When the circus came to town it brought with it its own very effective means of self-promotion. First there were the promotional people - the flacks who papered the countryside with posters for "The Greatest Show On Earth." They also placed advertisements in the local newspapers and had people entering the local coffee and barber shops, hotels and restaurants, talking up and promoting the event.
Next was the arrival itself. People flocked to the railway sidings early in the morning. They crowded around to watch the animals disembark. Herds of horses flowed out of the large railway cars, followed by llamas, camels, caged lions and tigers, chimpanzees, hippopotami - and the stars of the show, herds of elephants.
The working animals were hooked to large wagons for the pull to the fairgrounds. Like the circus people, the animals fulfilled several roles. In the morning and at night they were motive power for the groaning wagons loaded with materials or caged large cats. During the performances they were decked out in circus finery and pranced, danced and did tricks in one of the three large rings under the big top.
Perhaps the most exciting event of all, however, was the parade. At least once a day, before the afternoon performance, the animals were tricked out in their finery and the horses were hitched to the large wagon cages transporting the performing lions and tigers. The chimps were loaded into their enclosures and the clowns were dressed and made-up appropriately. All was marshaled and then led out by the circus band, dressed in glistening white uniforms. Then down Baker Street (and every other main street) the whole troupe went, creating a chaos of sound and colour and magic. Just as the Pied Piper of Hamelin town, the circus parade led one and all to circus city, to the ticket office and to the wonderful performances.
The circus parade was an institution. It was HOW the circus did business. The parade announced and showed the goods. Bejeweled and beautiful women rode high on the heads of huge elephants or were comfortably saddled between the humps of North America's largest camel. In short skirts and high boots, cracking bull whips, the buxom lady lion tamers strutted Baker Street promising a show that no one would forget.
The Norris & Rowe circus in 1907 advertised 42 double length railway cars, 500 circus people and 350 horses as well as thundering Roman chariot races, camels lions, herds of elephants and a GRAND STREET PARADE daily at 10:30. When the Heritage Brothers big 3 ring circus came to town on July 10th, 1926, they had 300 people, 200 horses, droves of camels and herds of elephants and a DAILY STREET PARADE at noon. It stands to reason - the circus is in town and the show is everything. Let the people know what they are to expect with the wonderful carved wagons, caged tigers and performing elephants.

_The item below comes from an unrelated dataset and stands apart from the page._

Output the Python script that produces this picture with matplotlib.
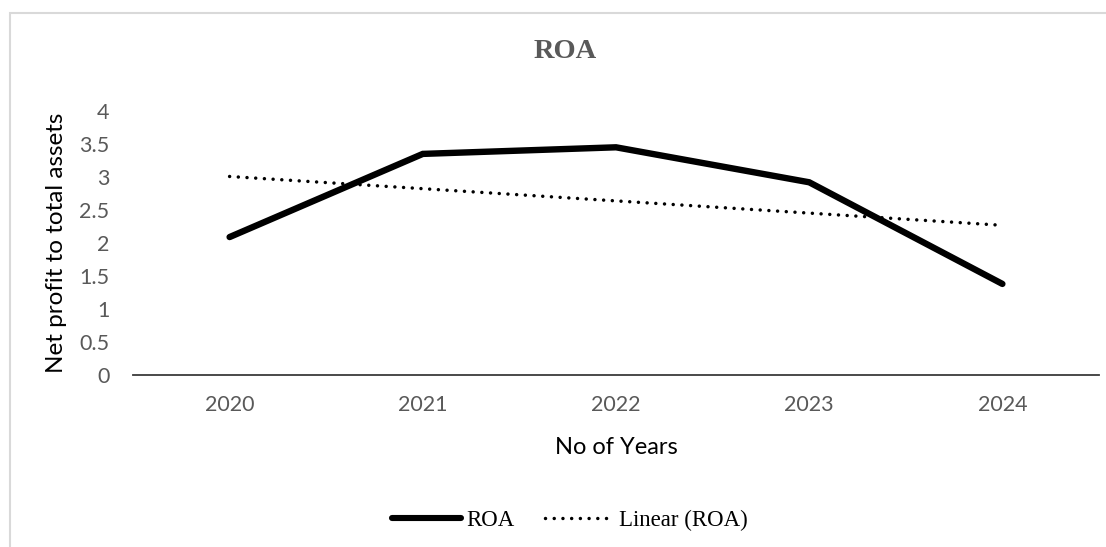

When the Sells-Floto Circus poster came out advertising the Friday, August 6th, 1926, shows in Cranbrook, it had an added insert. The insert read, in part, "No Street Parade!" There was some talk of the inadvisability of street parades now that the roads were congested with automobiles, but no one referred to the fact that Sells-Floto elephant stampedes had already occurred in Edmonton and Calgary prior to arriving in Cranbrook. Whatever the reason, Sells-Floto did not have a parade in Cranbrook, but it did have a third elephant stampede.